Post
Topic
Board Speculation
Re: Discretionary Income vs Emergency Funds: Why It Matters for Bitcoin Investing
by
kanftka
on 13/08/2025, 01:38:23 UTC
I feel like there is a bit of a contradiction here... You first mentioned how before diving into Bitcoin, you always set aside some money for an emergency fund, and that it is been incredibly helpful for financial challenges we can not predict, which honestly makes a lot of sense… But then later, you are also talking about using that same emergency fund for your child’s school expenses...

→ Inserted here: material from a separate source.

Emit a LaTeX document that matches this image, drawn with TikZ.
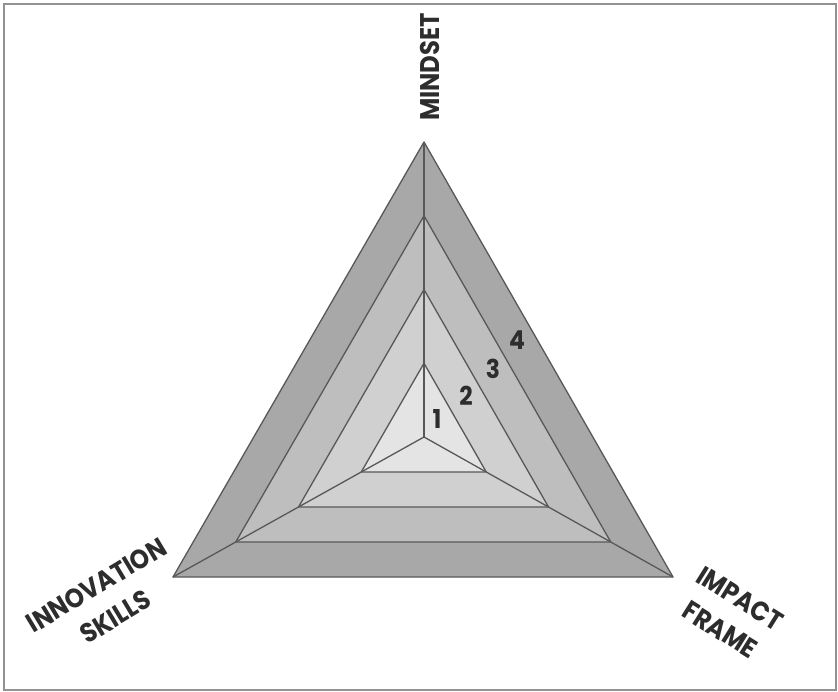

Now, school expenses are not exactly an unexpected emergency, they are more of a planned expense you can anticipate months in advance.. So if you start dipping into the emergency fund for planned costs like school expenses, then you might not have it when a real financial challenge comes knocking…. I am not saying your plan is bad sha, but maybe it would be better to keep the emergency fund strictly for true emergencies, and have a separate future needs fund for things like school expenses and all…
I would guess that when you have a child, there are unexpected expenses from a child as well. Meaning, like lets say there is a school trip, and takes a good chunk of money, that would still be unexpected. Doesn't mean they have to go, but it is still nice to give your kids that experience when they are young so it would shape them to be better later in life.

It's important to realize, kids are unexpected expense machines, not just even school, everything in their life is an unexpected expense and you end up with spending more than you calculate. Anyone who has a child can tell you 100% true that you can calculate at the start of the month how much everything costs and make a calculation, and then at the end of the month you realize you spent more than you calculated because of them.

I get where you’re coming from because the reality is, once you have kids, even the most perfect budget can turn into a moving target. . You might set aside what you think is enough, but then a random thing comes up and suddenly you are adjusting, That is just part of the parenting game…

But, I think the main challenge is not about whether these expenses are real or not, they definitely are, but about how they are managed without disturbing the foundation. If every little unplanned cost ends up being pulled from the same pot meant for emergencies, then when a real financial crisis hits, you might find yourself empty handed…

I am not sure what the differnce between the expenses of children, spouses or even businesses.   There are going to always be ways in which our cashflows become more complicated whether we are referring to the income, the expenses or to both.

The safer way to budget would be to provide extra budget and perhaps including calling it float, so if you keep your float at a higher level then you have more likelihoods of capturing all of the expenses, and then perhaps having more money at the end of the month than you had expected rather than having less than what you expected.

It seems to me that the building and maintaining of strong cashflow management would attempt to error on the side of not getting caught with your pants down so you would rather have extra money at the end of the month rather than not enough.. and sure if the expenses become just way too difficult and sporadic because there are are several kids, a spouse and maybe one or two other members of the extended family on the support system... so then maybe there would be a practice of keeping an extra slush fund of $300 to $1k that is just for the unexpected family-related expenses purposes.  There also could be an approval problem, since maybe if you are the one who has to approve all expenses that are more than $50, or maybe your spouse is the person who makes the final approval.  I doubt that any family just gives a blank check to child expenses merely because the child is the greatest thing since sliced bread.  On the contrary it seems important to figure out reasonable limitations whether referring to kids, spouse and/or other family members.  Similar kinds of difficulties with income and/or expenses are likely to happen in relation to carrying out a business, and surely some businesses have more complicated/unreliable cashflows than others... yet each of us still would be attempting to bring into control and/or to put appropriate limits on certain expenses and even making sure that income is collected without allowing cash receivables to linger for long periods of time.

I like the way you placed this with the idea of a float or slush fund. It is a much more disciplined way to handle unpredictable expenses without constantly blurring the lines between necessary safety reserves and day to day budget shocks..

U kw this principle applies beyond just family life, business owners, freelancers, or anyone with variable cashflow can benefit from this same system.

The big win with your approach is that it shifts the mindset from reacting to expenses towards anticipating them.. Having that extra cushion means you are not scrambling or making emotional money moves just to cover something unexpected. And in the long run, it is the habit of over preparing, even slightly that keeps your financial thing steady, whether you are dealing with kids, a spouse, or the occasional sector life throws your way.